TASK INSTRUCTIONS:
Copy out every line exactly, passing over the pictures.

^^^^

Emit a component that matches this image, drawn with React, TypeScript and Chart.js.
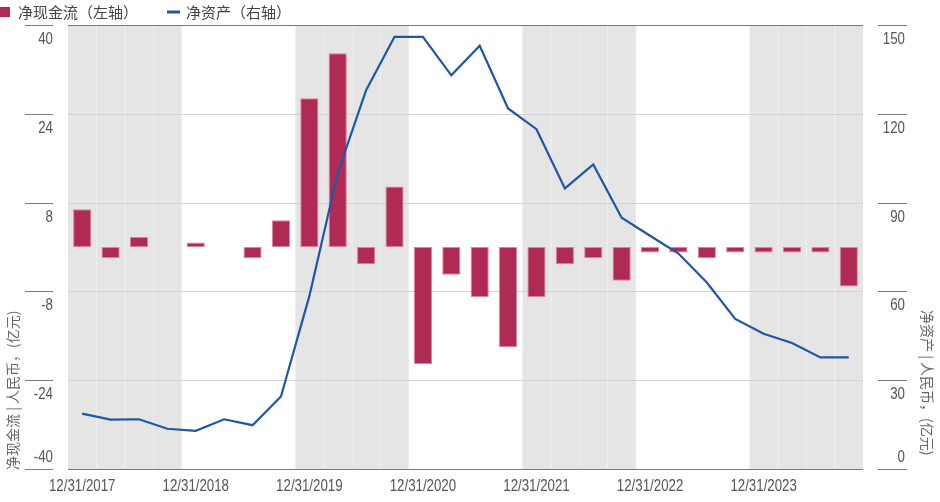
import React, { useEffect, useRef } from "react";
import { Chart, registerables } from "chart.js";

Chart.register(...registerables);

const quarterLabels = [
  "12/31/2017", "3/31/2018", "6/30/2018", "9/30/2018",
  "12/31/2018", "3/31/2019", "6/30/2019", "9/30/2019",
  "12/31/2019", "3/31/2020", "6/30/2020", "9/30/2020",
  "12/31/2020", "3/31/2021", "6/30/2021", "9/30/2021",
  "12/31/2021", "3/31/2022", "6/30/2022", "9/30/2022",
  "12/31/2022", "3/31/2023", "6/30/2023", "9/30/2023",
  "12/31/2023", "3/31/2024", "6/30/2024", "9/30/2024",
];

const netFlow = [
  6.8, -2, 1.8, 0, 0.8, 0, -2, 4.8,
  26.8, 34.9, -3.1, 10.9, -21.1, -5, -9, -18,
  -9, -3.1, -2, -6.1, -1, -1, -2, -1,
  -1, -1, -1, -7.1,
];

const netAssets = [
  18.7, 16.7, 16.8, 13.6, 12.9, 16.8, 14.8, 24.5,
  58.4, 100, 128, 146, 146, 133, 143, 121.8,
  114.8, 94.8, 102.9, 84.9, 78.8, 72.8, 63, 50.7,
  45.7, 42.6, 37.7, 37.7,
];

const leftTicks = [40, 24, 8, -8, -24, -40];
const rightTicks = [150, 120, 90, 60, 30, 0];

const legendFlow = "净现金流（左轴）";
const legendAssets = "净资产（右轴）";
const leftTitle = "净现金流 | 人民币，(亿元)";
const rightTitle = "净资产 | 人民币，(亿元)";

const BAR_COLOR = "#b02a54";
const LINE_COLOR = "#1f56a6";
const TICK_FONT = '16px "Liberation Sans Narrow", "Liberation Sans", Arial, sans-serif';
const CJK_FONT = '14px "Noto Sans CJK SC", sans-serif';
const LEGEND_FONT = '15px "Noto Sans CJK SC", sans-serif';
const SQUEEZE = 0.83;

function narrowText(ctx: CanvasRenderingContext2D, text: string, px: number, py: number, align: CanvasTextAlign) {
  ctx.save();
  ctx.translate(px, py);
  ctx.scale(SQUEEZE, 1);
  ctx.textAlign = align;
  ctx.fillText(text, 0, 0);
  ctx.restore();
}

const decorPlugin = {
  id: "decor",
  beforeDatasetsDraw(chart: any) {
    const { ctx, chartArea, scales } = chart;
    const { left, right, top, bottom } = chartArea;
    const x = scales.x;
    const y = scales.y;
    const n = quarterLabels.length;
    const step = (right - left) / n;
    ctx.save();
    ctx.fillStyle = "#e5e5e5";
    for (let i = 0; i < n; i++) {
      if (Math.floor(i / 4) % 2 === 0) {
        const cx = x.getPixelForValue(i);
        ctx.fillRect(cx - step / 2, top, step, bottom - top);
      }
    }
    ctx.strokeStyle = "rgba(255,255,255,0.25)";
    ctx.lineWidth = 1;
    for (let i = 1; i < n; i++) {
      const bx = Math.round(x.getPixelForValue(i) - step / 2) + 0.5;
      ctx.beginPath();
      ctx.moveTo(bx, top);
      ctx.lineTo(bx, bottom);
      ctx.stroke();
    }
    ctx.strokeStyle = "#d2d2d2";
    ctx.lineWidth = 1;
    leftTicks.forEach((v) => {
      if (v === 40 || v === -40) return;
      const yy = Math.round(y.getPixelForValue(v)) + 0.5;
      ctx.beginPath();
      ctx.moveTo(left, yy);
      ctx.lineTo(right, yy);
      ctx.stroke();
    });
    ctx.restore();
  },
  afterDraw(chart: any) {
    const { ctx, chartArea, scales } = chart;
    const { left, right } = chartArea;
    const x = scales.x;
    const y = scales.y;
    const y1 = scales.y1;
    ctx.save();
    ctx.strokeStyle = "#7a7a7a";
    ctx.lineWidth = 1;
    [40, -40].forEach((v) => {
      const yy = Math.round(y.getPixelForValue(v)) + 0.5;
      ctx.beginPath();
      ctx.moveTo(left, yy);
      ctx.lineTo(right, yy);
      ctx.stroke();
    });
    ctx.font = TICK_FONT;
    ctx.fillStyle = "#555555";
    ctx.textBaseline = "middle";
    leftTicks.forEach((v) => {
      const yy = Math.round(y.getPixelForValue(v)) + 0.5;
      ctx.beginPath();
      ctx.moveTo(25, yy);
      ctx.lineTo(53, yy);
      ctx.stroke();
      const ly = v === -40 ? yy - 12 : yy + 14;
      narrowText(ctx, String(v), 53, ly, "right");
    });
    rightTicks.forEach((v) => {
      const yy = Math.round(y1.getPixelForValue(v)) + 0.5;
      ctx.beginPath();
      ctx.moveTo(878, yy);
      ctx.lineTo(907, yy);
      ctx.stroke();
      const ly = v === 0 ? yy - 12 : yy + 14;
      narrowText(ctx, String(v), 905, ly, "right");
    });
    for (let i = 0; i < quarterLabels.length; i += 4) {
      narrowText(ctx, quarterLabels[i], x.getPixelForValue(i), 487, "center");
    }
    ctx.font = CJK_FONT;
    ctx.fillStyle = "#666666";
    ctx.textAlign = "left";
    ctx.save();
    ctx.translate(13, 470);
    ctx.rotate(-Math.PI / 2);
    ctx.fillText(leftTitle, 0, 0);
    ctx.restore();
    ctx.save();
    ctx.translate(927, 310);
    ctx.rotate(Math.PI / 2);
    ctx.fillText(rightTitle, 0, 0);
    ctx.restore();
    ctx.font = LEGEND_FONT;
    ctx.fillStyle = BAR_COLOR;
    ctx.fillRect(0, 7, 10, 10);
    ctx.fillStyle = "#444444";
    ctx.textAlign = "left";
    ctx.fillText(legendFlow, 18, 12);
    ctx.strokeStyle = LINE_COLOR;
    ctx.lineWidth = 3;
    ctx.beginPath();
    ctx.moveTo(167, 12);
    ctx.lineTo(180, 12);
    ctx.stroke();
    ctx.fillText(legendAssets, 186, 12);
    ctx.restore();
  },
};

export default function App() {
  const canvasRef = useRef<HTMLCanvasElement | null>(null);
  useEffect(() => {
    document.body.style.margin = "0";
    const canvas = canvasRef.current;
    if (!canvas) return;
    const chart = new Chart(canvas, {
      type: "bar",
      data: {
        labels: quarterLabels,
        datasets: [
          {
            type: "line",
            label: legendAssets,
            data: netAssets,
            yAxisID: "y1",
            borderColor: LINE_COLOR,
            borderWidth: 2.2,
            pointRadius: 0,
            tension: 0,
            order: 0,
          } as any,
          {
            type: "bar",
            label: legendFlow,
            data: netFlow,
            yAxisID: "y",
            backgroundColor: BAR_COLOR,
            borderColor: "rgba(214,120,150,0.9)",
            borderWidth: 1,
            borderSkipped: false,
            categoryPercentage: 1,
            barPercentage: 0.64,
            order: 1,
          } as any,
        ],
      },
      options: {
        responsive: false,
        animation: false,
        devicePixelRatio: 1,
        layout: { padding: { left: 68, right: 77, top: 25, bottom: 33 } },
        plugins: { legend: { display: false }, tooltip: { enabled: false } },
        scales: {
          x: { type: "category", offset: true, display: false },
          y: { min: -40, max: 40, display: false },
          y1: { min: 0, max: 150, display: false, position: "right" },
        },
      },
      plugins: [decorPlugin],
    });
    return () => chart.destroy();
  }, []);
  return (
    <div style={{ position: "absolute", left: 0, top: 0, width: 940, height: 502 }}>
      <canvas ref={canvasRef} width={940} height={502} />
    </div>
  );
}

^^^^

SOLUTION TO THIS TASK:
Emit a component that matches this image, drawn with React, TypeScript and Chart.js.
import React, { useEffect, useRef } from "react";
import { Chart, registerables } from "chart.js";

Chart.register(...registerables);

const quarterLabels = [
  "12/31/2017", "3/31/2018", "6/30/2018", "9/30/2018",
  "12/31/2018", "3/31/2019", "6/30/2019", "9/30/2019",
  "12/31/2019", "3/31/2020", "6/30/2020", "9/30/2020",
  "12/31/2020", "3/31/2021", "6/30/2021", "9/30/2021",
  "12/31/2021", "3/31/2022", "6/30/2022", "9/30/2022",
  "12/31/2022", "3/31/2023", "6/30/2023", "9/30/2023",
  "12/31/2023", "3/31/2024", "6/30/2024", "9/30/2024",
];

const netFlow = [
  6.8, -2, 1.8, 0, 0.8, 0, -2, 4.8,
  26.8, 34.9, -3.1, 10.9, -21.1, -5, -9, -18,
  -9, -3.1, -2, -6.1, -1, -1, -2, -1,
  -1, -1, -1, -7.1,
];

const netAssets = [
  18.7, 16.7, 16.8, 13.6, 12.9, 16.8, 14.8, 24.5,
  58.4, 100, 128, 146, 146, 133, 143, 121.8,
  114.8, 94.8, 102.9, 84.9, 78.8, 72.8, 63, 50.7,
  45.7, 42.6, 37.7, 37.7,
];

const leftTicks = [40, 24, 8, -8, -24, -40];
const rightTicks = [150, 120, 90, 60, 30, 0];

const legendFlow = "净现金流（左轴）";
const legendAssets = "净资产（右轴）";
const leftTitle = "净现金流 | 人民币，(亿元)";
const rightTitle = "净资产 | 人民币，(亿元)";

const BAR_COLOR = "#b02a54";
const LINE_COLOR = "#1f56a6";
const TICK_FONT = '16px "Liberation Sans Narrow", "Liberation Sans", Arial, sans-serif';
const CJK_FONT = '14px "Noto Sans CJK SC", sans-serif';
const LEGEND_FONT = '15px "Noto Sans CJK SC", sans-serif';
const SQUEEZE = 0.83;

function narrowText(ctx: CanvasRenderingContext2D, text: string, px: number, py: number, align: CanvasTextAlign) {
  ctx.save();
  ctx.translate(px, py);
  ctx.scale(SQUEEZE, 1);
  ctx.textAlign = align;
  ctx.fillText(text, 0, 0);
  ctx.restore();
}

const decorPlugin = {
  id: "decor",
  beforeDatasetsDraw(chart: any) {
    const { ctx, chartArea, scales } = chart;
    const { left, right, top, bottom } = chartArea;
    const x = scales.x;
    const y = scales.y;
    const n = quarterLabels.length;
    const step = (right - left) / n;
    ctx.save();
    ctx.fillStyle = "#e5e5e5";
    for (let i = 0; i < n; i++) {
      if (Math.floor(i / 4) % 2 === 0) {
        const cx = x.getPixelForValue(i);
        ctx.fillRect(cx - step / 2, top, step, bottom - top);
      }
    }
    ctx.strokeStyle = "rgba(255,255,255,0.25)";
    ctx.lineWidth = 1;
    for (let i = 1; i < n; i++) {
      const bx = Math.round(x.getPixelForValue(i) - step / 2) + 0.5;
      ctx.beginPath();
      ctx.moveTo(bx, top);
      ctx.lineTo(bx, bottom);
      ctx.stroke();
    }
    ctx.strokeStyle = "#d2d2d2";
    ctx.lineWidth = 1;
    leftTicks.forEach((v) => {
      if (v === 40 || v === -40) return;
      const yy = Math.round(y.getPixelForValue(v)) + 0.5;
      ctx.beginPath();
      ctx.moveTo(left, yy);
      ctx.lineTo(right, yy);
      ctx.stroke();
    });
    ctx.restore();
  },
  afterDraw(chart: any) {
    const { ctx, chartArea, scales } = chart;
    const { left, right } = chartArea;
    const x = scales.x;
    const y = scales.y;
    const y1 = scales.y1;
    ctx.save();
    ctx.strokeStyle = "#7a7a7a";
    ctx.lineWidth = 1;
    [40, -40].forEach((v) => {
      const yy = Math.round(y.getPixelForValue(v)) + 0.5;
      ctx.beginPath();
      ctx.moveTo(left, yy);
      ctx.lineTo(right, yy);
      ctx.stroke();
    });
    ctx.font = TICK_FONT;
    ctx.fillStyle = "#555555";
    ctx.textBaseline = "middle";
    leftTicks.forEach((v) => {
      const yy = Math.round(y.getPixelForValue(v)) + 0.5;
      ctx.beginPath();
      ctx.moveTo(25, yy);
      ctx.lineTo(53, yy);
      ctx.stroke();
      const ly = v === -40 ? yy - 12 : yy + 14;
      narrowText(ctx, String(v), 53, ly, "right");
    });
    rightTicks.forEach((v) => {
      const yy = Math.round(y1.getPixelForValue(v)) + 0.5;
      ctx.beginPath();
      ctx.moveTo(878, yy);
      ctx.lineTo(907, yy);
      ctx.stroke();
      const ly = v === 0 ? yy - 12 : yy + 14;
      narrowText(ctx, String(v), 905, ly, "right");
    });
    for (let i = 0; i < quarterLabels.length; i += 4) {
      narrowText(ctx, quarterLabels[i], x.getPixelForValue(i), 487, "center");
    }
    ctx.font = CJK_FONT;
    ctx.fillStyle = "#666666";
    ctx.textAlign = "left";
    ctx.save();
    ctx.translate(13, 470);
    ctx.rotate(-Math.PI / 2);
    ctx.fillText(leftTitle, 0, 0);
    ctx.restore();
    ctx.save();
    ctx.translate(927, 310);
    ctx.rotate(Math.PI / 2);
    ctx.fillText(rightTitle, 0, 0);
    ctx.restore();
    ctx.font = LEGEND_FONT;
    ctx.fillStyle = BAR_COLOR;
    ctx.fillRect(0, 7, 10, 10);
    ctx.fillStyle = "#444444";
    ctx.textAlign = "left";
    ctx.fillText(legendFlow, 18, 12);
    ctx.strokeStyle = LINE_COLOR;
    ctx.lineWidth = 3;
    ctx.beginPath();
    ctx.moveTo(167, 12);
    ctx.lineTo(180, 12);
    ctx.stroke();
    ctx.fillText(legendAssets, 186, 12);
    ctx.restore();
  },
};

export default function App() {
  const canvasRef = useRef<HTMLCanvasElement | null>(null);
  useEffect(() => {
    document.body.style.margin = "0";
    const canvas = canvasRef.current;
    if (!canvas) return;
    const chart = new Chart(canvas, {
      type: "bar",
      data: {
        labels: quarterLabels,
        datasets: [
          {
            type: "line",
            label: legendAssets,
            data: netAssets,
            yAxisID: "y1",
            borderColor: LINE_COLOR,
            borderWidth: 2.2,
            pointRadius: 0,
            tension: 0,
            order: 0,
          } as any,
          {
            type: "bar",
            label: legendFlow,
            data: netFlow,
            yAxisID: "y",
            backgroundColor: BAR_COLOR,
            borderColor: "rgba(214,120,150,0.9)",
            borderWidth: 1,
            borderSkipped: false,
            categoryPercentage: 1,
            barPercentage: 0.64,
            order: 1,
          } as any,
        ],
      },
      options: {
        responsive: false,
        animation: false,
        devicePixelRatio: 1,
        layout: { padding: { left: 68, right: 77, top: 25, bottom: 33 } },
        plugins: { legend: { display: false }, tooltip: { enabled: false } },
        scales: {
          x: { type: "category", offset: true, display: false },
          y: { min: -40, max: 40, display: false },
          y1: { min: 0, max: 150, display: false, position: "right" },
        },
      },
      plugins: [decorPlugin],
    });
    return () => chart.destroy();
  }, []);
  return (
    <div style={{ position: "absolute", left: 0, top: 0, width: 940, height: 502 }}>
      <canvas ref={canvasRef} width={940} height={502} />
    </div>
  );
}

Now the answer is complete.